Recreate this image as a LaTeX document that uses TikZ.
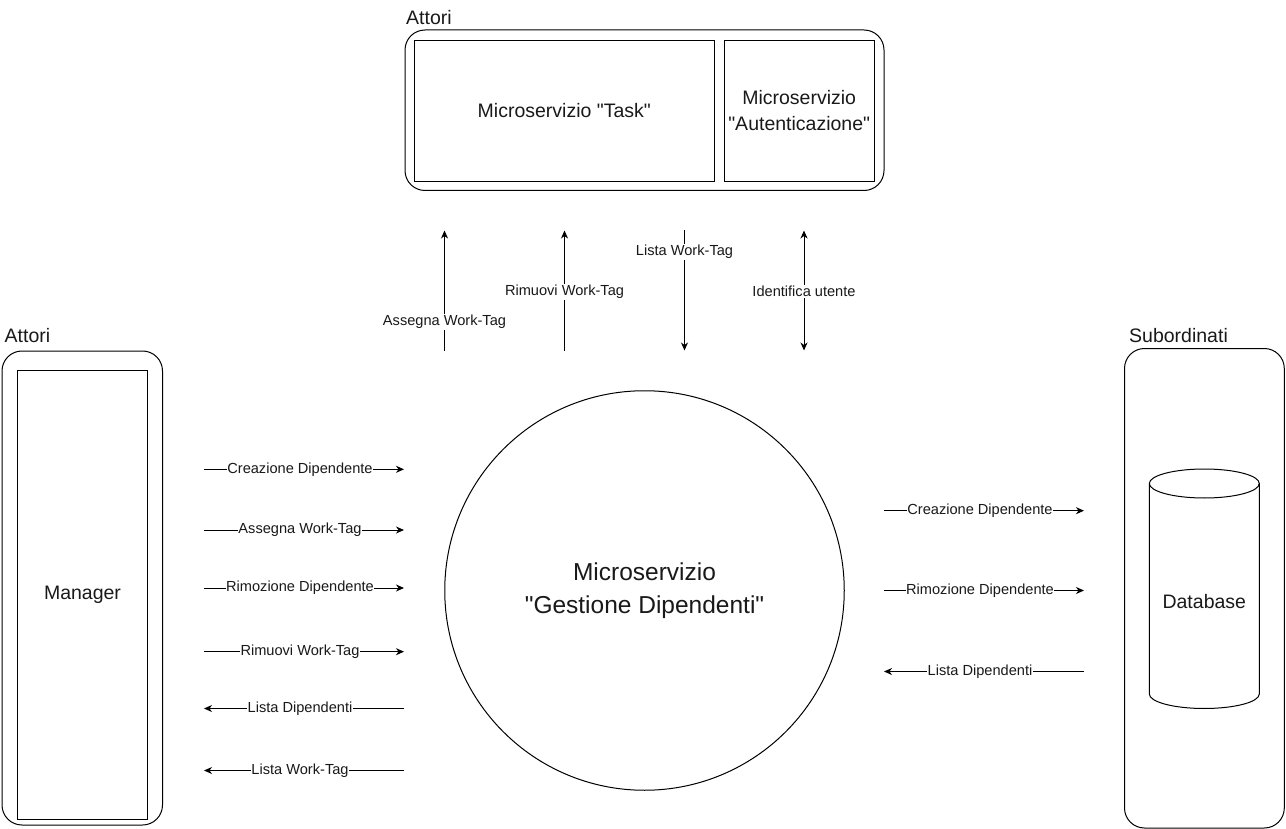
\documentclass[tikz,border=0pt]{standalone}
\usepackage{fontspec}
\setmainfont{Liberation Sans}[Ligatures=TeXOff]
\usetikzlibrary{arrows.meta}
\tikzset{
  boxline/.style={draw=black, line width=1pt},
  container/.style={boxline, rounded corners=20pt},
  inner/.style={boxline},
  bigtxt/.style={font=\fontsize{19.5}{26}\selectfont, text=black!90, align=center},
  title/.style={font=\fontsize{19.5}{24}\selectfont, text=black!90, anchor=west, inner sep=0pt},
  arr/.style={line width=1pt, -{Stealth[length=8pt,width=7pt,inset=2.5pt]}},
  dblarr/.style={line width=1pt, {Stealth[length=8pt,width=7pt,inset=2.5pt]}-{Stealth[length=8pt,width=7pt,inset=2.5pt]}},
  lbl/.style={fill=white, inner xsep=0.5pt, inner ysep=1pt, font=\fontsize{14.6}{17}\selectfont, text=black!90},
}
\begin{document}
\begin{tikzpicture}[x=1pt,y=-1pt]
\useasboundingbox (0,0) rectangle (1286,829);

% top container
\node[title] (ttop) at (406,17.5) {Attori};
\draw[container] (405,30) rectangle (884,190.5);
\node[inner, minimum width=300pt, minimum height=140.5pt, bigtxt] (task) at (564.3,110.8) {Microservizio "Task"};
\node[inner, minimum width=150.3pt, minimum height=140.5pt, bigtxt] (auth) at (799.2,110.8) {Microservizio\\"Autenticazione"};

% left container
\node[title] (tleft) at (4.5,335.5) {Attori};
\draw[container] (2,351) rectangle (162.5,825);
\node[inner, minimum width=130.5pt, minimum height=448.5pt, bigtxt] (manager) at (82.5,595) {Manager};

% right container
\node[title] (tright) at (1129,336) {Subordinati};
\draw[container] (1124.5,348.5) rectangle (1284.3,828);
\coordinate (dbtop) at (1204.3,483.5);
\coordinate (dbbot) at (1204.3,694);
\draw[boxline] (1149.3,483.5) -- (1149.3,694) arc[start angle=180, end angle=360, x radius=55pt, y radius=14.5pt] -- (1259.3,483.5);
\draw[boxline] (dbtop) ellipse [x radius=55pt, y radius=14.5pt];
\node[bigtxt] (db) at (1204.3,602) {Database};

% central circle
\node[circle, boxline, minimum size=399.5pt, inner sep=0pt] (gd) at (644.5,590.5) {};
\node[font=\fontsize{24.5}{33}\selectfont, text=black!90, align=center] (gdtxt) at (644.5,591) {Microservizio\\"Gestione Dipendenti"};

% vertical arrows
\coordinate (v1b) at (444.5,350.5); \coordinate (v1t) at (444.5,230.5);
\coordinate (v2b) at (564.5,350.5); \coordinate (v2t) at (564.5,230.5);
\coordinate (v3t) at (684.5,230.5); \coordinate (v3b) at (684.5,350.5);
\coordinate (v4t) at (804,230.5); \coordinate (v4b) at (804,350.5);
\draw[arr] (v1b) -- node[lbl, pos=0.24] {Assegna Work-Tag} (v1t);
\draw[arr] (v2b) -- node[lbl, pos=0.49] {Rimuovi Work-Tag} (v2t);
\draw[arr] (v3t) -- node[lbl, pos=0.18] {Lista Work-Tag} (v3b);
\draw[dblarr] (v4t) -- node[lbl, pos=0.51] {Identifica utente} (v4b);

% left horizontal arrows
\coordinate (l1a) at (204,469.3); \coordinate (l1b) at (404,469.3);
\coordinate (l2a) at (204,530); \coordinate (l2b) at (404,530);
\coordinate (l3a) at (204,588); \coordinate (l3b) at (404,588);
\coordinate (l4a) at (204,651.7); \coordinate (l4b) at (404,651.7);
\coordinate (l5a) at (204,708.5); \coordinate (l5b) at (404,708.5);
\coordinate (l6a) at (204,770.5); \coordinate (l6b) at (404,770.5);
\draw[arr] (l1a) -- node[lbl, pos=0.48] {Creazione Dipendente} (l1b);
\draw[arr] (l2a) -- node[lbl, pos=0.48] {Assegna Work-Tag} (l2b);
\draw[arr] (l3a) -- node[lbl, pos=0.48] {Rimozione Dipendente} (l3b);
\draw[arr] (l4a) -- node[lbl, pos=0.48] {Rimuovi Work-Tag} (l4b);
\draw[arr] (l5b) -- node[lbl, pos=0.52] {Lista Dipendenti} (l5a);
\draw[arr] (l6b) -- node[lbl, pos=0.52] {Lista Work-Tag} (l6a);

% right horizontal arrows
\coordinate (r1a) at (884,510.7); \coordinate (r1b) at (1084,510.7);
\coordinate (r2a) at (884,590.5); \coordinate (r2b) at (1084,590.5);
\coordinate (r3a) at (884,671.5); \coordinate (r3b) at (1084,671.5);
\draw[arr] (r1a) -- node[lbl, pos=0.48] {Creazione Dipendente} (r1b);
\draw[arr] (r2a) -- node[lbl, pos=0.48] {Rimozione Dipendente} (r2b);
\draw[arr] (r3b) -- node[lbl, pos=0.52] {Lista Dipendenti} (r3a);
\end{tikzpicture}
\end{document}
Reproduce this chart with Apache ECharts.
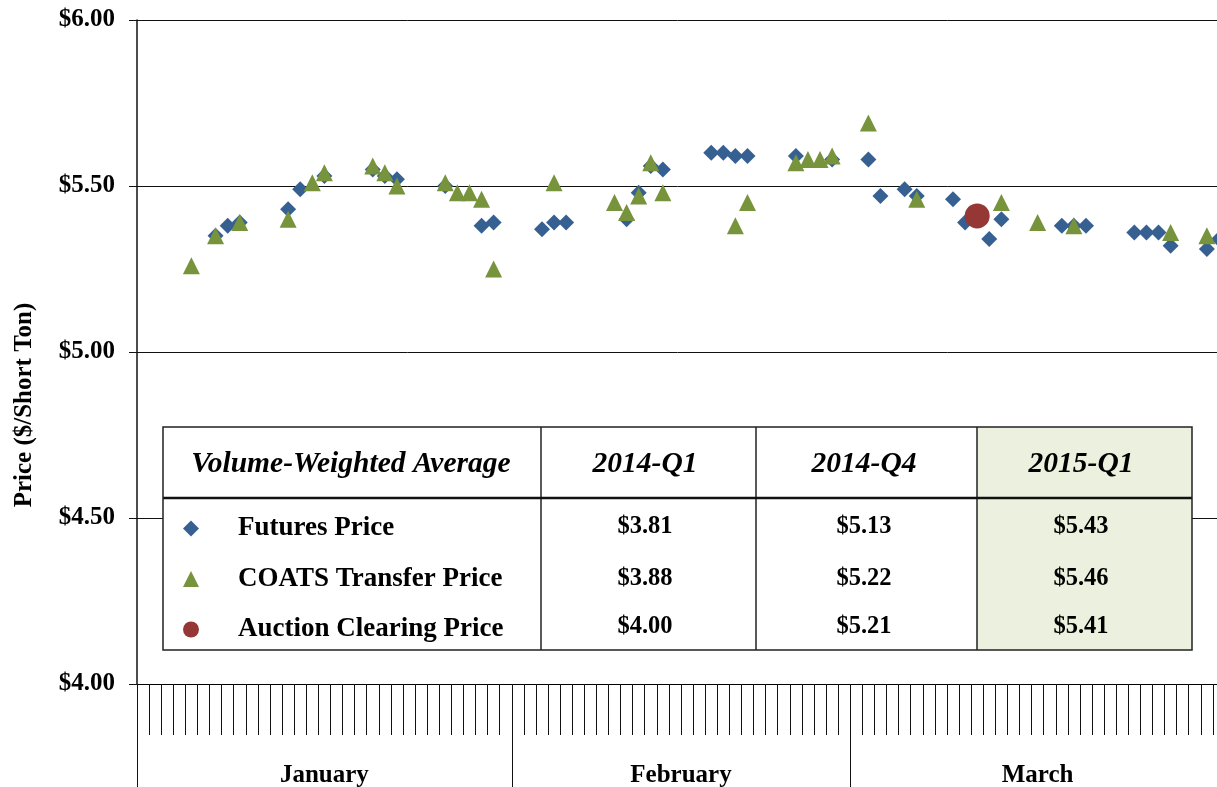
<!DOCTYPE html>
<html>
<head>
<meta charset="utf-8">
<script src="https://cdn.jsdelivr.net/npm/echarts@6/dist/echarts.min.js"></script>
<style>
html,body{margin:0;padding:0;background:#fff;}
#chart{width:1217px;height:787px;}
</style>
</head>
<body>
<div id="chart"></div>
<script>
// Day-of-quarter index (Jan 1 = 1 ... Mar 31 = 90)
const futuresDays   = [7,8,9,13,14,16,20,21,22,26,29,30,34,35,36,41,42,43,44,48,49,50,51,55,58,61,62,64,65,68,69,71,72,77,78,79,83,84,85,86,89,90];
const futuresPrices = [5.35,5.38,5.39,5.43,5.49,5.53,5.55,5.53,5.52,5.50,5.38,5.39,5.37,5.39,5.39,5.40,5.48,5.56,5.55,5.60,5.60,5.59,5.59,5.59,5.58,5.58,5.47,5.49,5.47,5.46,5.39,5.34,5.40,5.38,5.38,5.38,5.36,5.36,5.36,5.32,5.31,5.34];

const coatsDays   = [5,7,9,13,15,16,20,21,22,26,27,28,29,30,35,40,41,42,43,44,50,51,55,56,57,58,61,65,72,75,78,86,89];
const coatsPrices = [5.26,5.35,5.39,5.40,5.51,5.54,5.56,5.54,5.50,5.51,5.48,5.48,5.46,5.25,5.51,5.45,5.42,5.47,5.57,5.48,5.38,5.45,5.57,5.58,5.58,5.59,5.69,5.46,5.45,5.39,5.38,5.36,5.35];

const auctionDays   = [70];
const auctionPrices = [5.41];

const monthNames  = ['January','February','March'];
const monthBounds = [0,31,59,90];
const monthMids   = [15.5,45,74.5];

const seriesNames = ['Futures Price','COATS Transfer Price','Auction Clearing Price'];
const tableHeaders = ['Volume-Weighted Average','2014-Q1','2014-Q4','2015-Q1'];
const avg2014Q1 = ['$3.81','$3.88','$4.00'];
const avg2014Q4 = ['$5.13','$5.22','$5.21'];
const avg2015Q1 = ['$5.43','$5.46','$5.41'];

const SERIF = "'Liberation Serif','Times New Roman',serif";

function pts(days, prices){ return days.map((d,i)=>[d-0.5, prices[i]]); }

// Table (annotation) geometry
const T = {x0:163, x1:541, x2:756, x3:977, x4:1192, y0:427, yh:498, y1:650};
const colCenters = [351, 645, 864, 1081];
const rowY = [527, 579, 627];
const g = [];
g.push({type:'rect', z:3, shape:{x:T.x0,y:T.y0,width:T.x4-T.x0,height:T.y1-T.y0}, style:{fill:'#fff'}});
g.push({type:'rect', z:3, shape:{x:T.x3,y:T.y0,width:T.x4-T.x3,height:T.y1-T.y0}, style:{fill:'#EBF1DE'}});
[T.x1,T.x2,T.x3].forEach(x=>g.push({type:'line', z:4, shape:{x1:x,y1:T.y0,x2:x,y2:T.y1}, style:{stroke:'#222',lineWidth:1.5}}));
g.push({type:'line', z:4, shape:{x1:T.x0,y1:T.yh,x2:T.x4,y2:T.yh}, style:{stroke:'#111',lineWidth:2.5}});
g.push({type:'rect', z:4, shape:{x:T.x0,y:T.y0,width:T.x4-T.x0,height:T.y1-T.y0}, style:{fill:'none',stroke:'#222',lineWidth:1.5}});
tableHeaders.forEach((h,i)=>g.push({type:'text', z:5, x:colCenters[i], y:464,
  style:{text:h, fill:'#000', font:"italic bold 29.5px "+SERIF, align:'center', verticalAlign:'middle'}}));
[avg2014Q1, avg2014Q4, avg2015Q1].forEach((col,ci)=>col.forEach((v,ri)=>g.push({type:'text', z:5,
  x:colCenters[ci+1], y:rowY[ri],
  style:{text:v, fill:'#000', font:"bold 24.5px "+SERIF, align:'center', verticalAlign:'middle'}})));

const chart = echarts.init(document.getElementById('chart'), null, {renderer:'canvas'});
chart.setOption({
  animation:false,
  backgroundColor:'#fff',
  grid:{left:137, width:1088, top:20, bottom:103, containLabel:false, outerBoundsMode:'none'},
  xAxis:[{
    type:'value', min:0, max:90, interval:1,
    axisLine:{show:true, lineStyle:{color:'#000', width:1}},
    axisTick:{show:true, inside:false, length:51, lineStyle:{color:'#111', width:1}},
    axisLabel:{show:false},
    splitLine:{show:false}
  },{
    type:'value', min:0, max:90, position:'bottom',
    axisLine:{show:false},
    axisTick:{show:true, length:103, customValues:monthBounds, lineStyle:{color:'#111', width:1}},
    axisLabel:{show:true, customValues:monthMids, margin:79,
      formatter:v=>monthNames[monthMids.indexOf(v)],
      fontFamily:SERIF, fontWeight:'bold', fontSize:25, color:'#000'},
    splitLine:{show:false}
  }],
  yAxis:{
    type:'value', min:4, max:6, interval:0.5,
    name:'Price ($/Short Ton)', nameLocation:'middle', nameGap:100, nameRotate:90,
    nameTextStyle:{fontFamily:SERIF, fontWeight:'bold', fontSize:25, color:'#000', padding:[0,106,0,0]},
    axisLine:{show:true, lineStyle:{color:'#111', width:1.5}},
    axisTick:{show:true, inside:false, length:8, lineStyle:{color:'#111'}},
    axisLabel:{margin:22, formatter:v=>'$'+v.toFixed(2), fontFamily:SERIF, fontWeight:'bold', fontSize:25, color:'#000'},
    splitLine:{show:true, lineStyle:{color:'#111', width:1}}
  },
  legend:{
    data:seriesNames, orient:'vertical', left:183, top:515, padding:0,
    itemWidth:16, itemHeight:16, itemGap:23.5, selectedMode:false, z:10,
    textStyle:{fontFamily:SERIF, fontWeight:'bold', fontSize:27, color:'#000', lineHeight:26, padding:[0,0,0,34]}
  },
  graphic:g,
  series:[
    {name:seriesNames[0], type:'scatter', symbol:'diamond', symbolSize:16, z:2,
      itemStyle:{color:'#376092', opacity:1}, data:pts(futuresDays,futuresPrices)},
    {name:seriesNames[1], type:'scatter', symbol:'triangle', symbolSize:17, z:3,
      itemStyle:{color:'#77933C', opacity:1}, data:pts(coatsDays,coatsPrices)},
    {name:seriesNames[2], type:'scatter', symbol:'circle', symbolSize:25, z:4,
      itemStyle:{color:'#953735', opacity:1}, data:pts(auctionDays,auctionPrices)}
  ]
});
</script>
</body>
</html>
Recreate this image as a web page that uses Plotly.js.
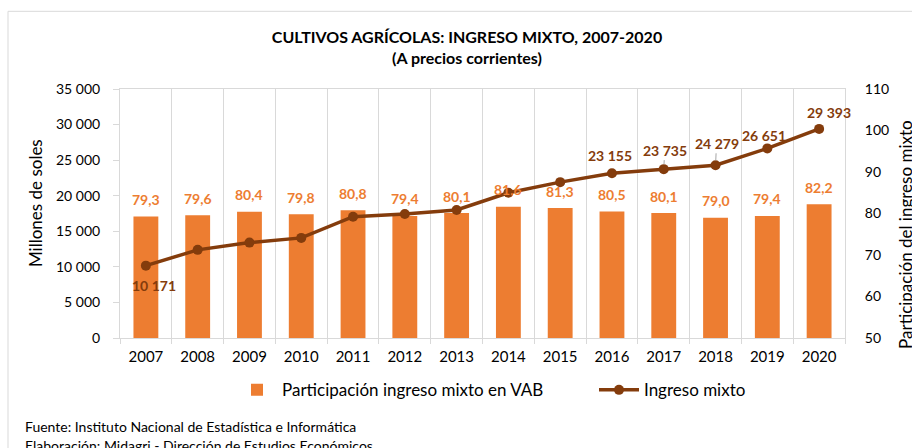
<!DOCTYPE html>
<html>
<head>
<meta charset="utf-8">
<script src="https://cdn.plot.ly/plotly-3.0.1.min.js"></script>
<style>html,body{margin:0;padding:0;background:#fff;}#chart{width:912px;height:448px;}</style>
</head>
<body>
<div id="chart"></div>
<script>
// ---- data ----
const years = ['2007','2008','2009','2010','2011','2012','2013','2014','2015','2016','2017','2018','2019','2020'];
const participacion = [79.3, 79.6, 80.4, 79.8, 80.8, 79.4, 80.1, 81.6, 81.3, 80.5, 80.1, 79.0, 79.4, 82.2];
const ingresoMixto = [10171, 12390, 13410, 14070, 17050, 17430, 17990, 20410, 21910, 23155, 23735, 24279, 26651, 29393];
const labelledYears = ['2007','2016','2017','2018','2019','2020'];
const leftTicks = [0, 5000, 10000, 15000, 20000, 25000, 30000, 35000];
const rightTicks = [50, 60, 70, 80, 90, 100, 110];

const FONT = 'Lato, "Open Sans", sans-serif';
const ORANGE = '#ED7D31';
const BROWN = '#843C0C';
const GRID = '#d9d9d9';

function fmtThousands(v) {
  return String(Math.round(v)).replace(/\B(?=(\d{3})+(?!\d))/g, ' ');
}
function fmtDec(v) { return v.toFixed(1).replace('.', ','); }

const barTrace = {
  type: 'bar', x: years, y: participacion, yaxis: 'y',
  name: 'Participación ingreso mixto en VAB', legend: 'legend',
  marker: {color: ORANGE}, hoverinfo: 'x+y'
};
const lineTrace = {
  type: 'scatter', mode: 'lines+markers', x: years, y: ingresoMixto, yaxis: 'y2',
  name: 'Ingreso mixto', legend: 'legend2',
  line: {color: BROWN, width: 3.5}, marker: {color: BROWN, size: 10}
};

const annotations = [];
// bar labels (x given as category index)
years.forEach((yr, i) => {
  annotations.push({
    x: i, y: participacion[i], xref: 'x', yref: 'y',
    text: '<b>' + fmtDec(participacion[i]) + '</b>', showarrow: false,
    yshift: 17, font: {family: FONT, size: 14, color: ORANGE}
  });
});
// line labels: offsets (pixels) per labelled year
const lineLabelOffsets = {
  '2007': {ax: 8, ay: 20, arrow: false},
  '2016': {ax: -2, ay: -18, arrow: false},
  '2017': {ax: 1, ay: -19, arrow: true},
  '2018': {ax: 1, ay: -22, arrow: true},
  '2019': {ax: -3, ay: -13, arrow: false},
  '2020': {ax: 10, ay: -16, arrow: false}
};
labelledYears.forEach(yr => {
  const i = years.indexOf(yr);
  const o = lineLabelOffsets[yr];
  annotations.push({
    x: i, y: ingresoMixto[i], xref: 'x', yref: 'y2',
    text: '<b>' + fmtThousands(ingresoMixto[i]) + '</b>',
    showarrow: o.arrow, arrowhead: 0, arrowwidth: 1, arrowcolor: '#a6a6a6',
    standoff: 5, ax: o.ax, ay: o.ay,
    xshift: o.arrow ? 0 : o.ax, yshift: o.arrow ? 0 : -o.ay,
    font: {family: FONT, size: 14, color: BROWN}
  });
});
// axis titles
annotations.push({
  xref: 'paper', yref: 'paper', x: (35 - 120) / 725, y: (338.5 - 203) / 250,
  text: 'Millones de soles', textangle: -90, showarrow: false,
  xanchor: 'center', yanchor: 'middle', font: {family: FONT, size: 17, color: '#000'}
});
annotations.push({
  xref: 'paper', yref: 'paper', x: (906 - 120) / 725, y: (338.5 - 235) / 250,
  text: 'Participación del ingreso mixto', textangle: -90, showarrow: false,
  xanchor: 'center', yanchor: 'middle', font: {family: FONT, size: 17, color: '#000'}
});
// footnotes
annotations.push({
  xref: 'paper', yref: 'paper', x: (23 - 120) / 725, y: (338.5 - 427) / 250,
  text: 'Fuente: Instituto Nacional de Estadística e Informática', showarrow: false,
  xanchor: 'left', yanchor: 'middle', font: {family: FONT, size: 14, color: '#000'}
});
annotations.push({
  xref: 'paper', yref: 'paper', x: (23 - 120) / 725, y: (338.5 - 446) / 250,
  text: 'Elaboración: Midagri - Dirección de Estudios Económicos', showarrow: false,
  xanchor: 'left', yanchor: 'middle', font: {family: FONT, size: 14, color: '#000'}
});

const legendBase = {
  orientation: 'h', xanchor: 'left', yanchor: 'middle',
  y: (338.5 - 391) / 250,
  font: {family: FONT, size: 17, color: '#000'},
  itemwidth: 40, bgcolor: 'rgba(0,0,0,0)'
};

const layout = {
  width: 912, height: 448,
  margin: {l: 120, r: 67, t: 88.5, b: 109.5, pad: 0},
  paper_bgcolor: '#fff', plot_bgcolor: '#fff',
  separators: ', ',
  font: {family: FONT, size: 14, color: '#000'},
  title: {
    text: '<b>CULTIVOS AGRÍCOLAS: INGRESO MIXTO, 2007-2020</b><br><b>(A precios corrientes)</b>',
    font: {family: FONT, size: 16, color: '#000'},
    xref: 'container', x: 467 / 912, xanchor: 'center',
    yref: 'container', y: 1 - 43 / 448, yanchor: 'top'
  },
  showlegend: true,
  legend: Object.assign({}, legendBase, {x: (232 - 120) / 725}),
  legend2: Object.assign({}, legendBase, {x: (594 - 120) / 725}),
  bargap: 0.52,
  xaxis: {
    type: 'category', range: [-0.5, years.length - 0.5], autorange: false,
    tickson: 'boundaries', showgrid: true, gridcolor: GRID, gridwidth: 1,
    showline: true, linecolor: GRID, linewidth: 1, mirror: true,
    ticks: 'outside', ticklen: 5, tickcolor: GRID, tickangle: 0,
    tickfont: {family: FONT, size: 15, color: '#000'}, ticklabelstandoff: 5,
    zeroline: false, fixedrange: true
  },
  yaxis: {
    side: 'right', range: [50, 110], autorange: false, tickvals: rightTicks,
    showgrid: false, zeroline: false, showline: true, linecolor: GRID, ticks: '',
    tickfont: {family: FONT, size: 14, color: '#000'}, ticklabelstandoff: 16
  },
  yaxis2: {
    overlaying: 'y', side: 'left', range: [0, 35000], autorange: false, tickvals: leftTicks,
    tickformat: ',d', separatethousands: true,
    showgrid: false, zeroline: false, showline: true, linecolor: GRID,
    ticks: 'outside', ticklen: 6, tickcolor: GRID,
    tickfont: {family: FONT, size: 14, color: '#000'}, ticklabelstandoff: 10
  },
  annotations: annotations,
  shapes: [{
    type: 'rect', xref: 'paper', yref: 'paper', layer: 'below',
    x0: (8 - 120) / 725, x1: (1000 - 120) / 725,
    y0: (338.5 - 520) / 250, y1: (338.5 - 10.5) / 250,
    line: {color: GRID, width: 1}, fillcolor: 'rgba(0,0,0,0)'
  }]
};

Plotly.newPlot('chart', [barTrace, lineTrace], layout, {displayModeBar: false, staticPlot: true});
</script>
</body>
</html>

▬▬▬▬▬▬▬▬▬▬

## INSTRUCTION
Pick out each line in the material containing "that".

## WORKED ANSWER
Recreate this image as a LaTeX document that uses TikZ.
Recreate this image as a web page that uses Plotly.js.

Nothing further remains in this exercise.